EXERCISE DESCRIPTION
Reproduce every line of the listing as written, apart from the pictures.

RAW DATA
========================================================================
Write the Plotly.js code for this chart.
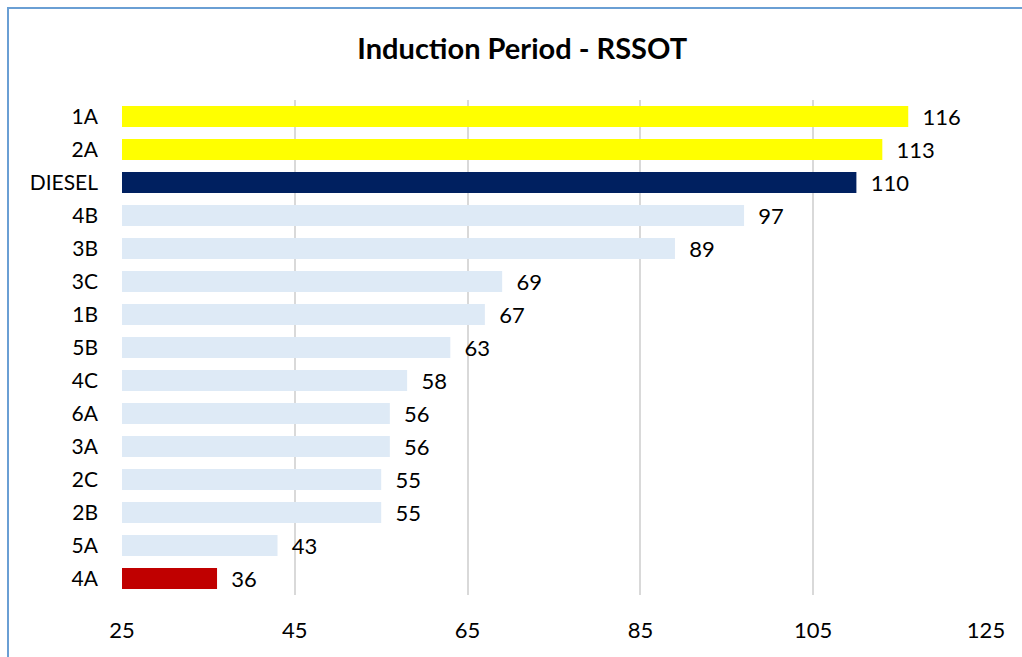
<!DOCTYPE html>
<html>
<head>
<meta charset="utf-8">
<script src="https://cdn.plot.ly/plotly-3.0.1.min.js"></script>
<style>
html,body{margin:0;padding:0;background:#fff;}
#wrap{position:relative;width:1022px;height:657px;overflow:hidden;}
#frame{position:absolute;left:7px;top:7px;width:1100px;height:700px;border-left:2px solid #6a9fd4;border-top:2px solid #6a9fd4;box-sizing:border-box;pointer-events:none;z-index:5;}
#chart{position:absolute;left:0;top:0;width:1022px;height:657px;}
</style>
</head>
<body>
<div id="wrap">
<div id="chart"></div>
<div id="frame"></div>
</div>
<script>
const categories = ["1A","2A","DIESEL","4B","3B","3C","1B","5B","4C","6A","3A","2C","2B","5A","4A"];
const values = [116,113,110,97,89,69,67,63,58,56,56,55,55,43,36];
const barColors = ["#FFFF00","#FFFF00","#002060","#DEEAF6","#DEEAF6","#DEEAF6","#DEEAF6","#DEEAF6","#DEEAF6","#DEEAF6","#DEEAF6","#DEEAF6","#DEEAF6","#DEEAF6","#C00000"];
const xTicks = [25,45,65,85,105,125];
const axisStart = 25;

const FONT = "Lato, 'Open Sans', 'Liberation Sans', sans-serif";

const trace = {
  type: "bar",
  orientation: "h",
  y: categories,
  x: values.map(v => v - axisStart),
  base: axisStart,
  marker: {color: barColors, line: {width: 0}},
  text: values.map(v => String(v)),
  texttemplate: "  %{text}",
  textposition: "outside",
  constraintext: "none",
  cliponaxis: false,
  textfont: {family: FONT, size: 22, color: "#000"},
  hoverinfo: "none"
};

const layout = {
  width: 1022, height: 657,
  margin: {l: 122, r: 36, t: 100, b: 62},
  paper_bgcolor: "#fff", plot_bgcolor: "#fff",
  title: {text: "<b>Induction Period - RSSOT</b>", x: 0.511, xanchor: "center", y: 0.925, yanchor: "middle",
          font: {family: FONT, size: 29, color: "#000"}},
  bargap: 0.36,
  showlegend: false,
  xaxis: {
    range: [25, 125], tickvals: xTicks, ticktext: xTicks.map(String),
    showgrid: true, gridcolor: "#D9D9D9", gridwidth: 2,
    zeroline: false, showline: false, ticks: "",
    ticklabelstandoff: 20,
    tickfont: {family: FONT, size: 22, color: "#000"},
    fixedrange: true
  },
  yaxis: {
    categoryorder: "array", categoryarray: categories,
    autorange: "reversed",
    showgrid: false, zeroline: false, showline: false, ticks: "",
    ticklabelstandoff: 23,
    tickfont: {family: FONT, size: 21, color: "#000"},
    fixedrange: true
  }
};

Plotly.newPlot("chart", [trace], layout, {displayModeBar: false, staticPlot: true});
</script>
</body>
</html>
========================================================================
RESPONSE
Write the Plotly.js code for this chart.
<!DOCTYPE html>
<html>
<head>
<meta charset="utf-8">
<script src="https://cdn.plot.ly/plotly-3.0.1.min.js"></script>
<style>
html,body{margin:0;padding:0;background:#fff;}
#wrap{position:relative;width:1022px;height:657px;overflow:hidden;}
#frame{position:absolute;left:7px;top:7px;width:1100px;height:700px;border-left:2px solid #6a9fd4;border-top:2px solid #6a9fd4;box-sizing:border-box;pointer-events:none;z-index:5;}
#chart{position:absolute;left:0;top:0;width:1022px;height:657px;}
</style>
</head>
<body>
<div id="wrap">
<div id="chart"></div>
<div id="frame"></div>
</div>
<script>
const categories = ["1A","2A","DIESEL","4B","3B","3C","1B","5B","4C","6A","3A","2C","2B","5A","4A"];
const values = [116,113,110,97,89,69,67,63,58,56,56,55,55,43,36];
const barColors = ["#FFFF00","#FFFF00","#002060","#DEEAF6","#DEEAF6","#DEEAF6","#DEEAF6","#DEEAF6","#DEEAF6","#DEEAF6","#DEEAF6","#DEEAF6","#DEEAF6","#DEEAF6","#C00000"];
const xTicks = [25,45,65,85,105,125];
const axisStart = 25;

const FONT = "Lato, 'Open Sans', 'Liberation Sans', sans-serif";

const trace = {
  type: "bar",
  orientation: "h",
  y: categories,
  x: values.map(v => v - axisStart),
  base: axisStart,
  marker: {color: barColors, line: {width: 0}},
  text: values.map(v => String(v)),
  texttemplate: "  %{text}",
  textposition: "outside",
  constraintext: "none",
  cliponaxis: false,
  textfont: {family: FONT, size: 22, color: "#000"},
  hoverinfo: "none"
};

const layout = {
  width: 1022, height: 657,
  margin: {l: 122, r: 36, t: 100, b: 62},
  paper_bgcolor: "#fff", plot_bgcolor: "#fff",
  title: {text: "<b>Induction Period - RSSOT</b>", x: 0.511, xanchor: "center", y: 0.925, yanchor: "middle",
          font: {family: FONT, size: 29, color: "#000"}},
  bargap: 0.36,
  showlegend: false,
  xaxis: {
    range: [25, 125], tickvals: xTicks, ticktext: xTicks.map(String),
    showgrid: true, gridcolor: "#D9D9D9", gridwidth: 2,
    zeroline: false, showline: false, ticks: "",
    ticklabelstandoff: 20,
    tickfont: {family: FONT, size: 22, color: "#000"},
    fixedrange: true
  },
  yaxis: {
    categoryorder: "array", categoryarray: categories,
    autorange: "reversed",
    showgrid: false, zeroline: false, showline: false, ticks: "",
    ticklabelstandoff: 23,
    tickfont: {family: FONT, size: 21, color: "#000"},
    fixedrange: true
  }
};

Plotly.newPlot("chart", [trace], layout, {displayModeBar: false, staticPlot: true});
</script>
</body>
</html>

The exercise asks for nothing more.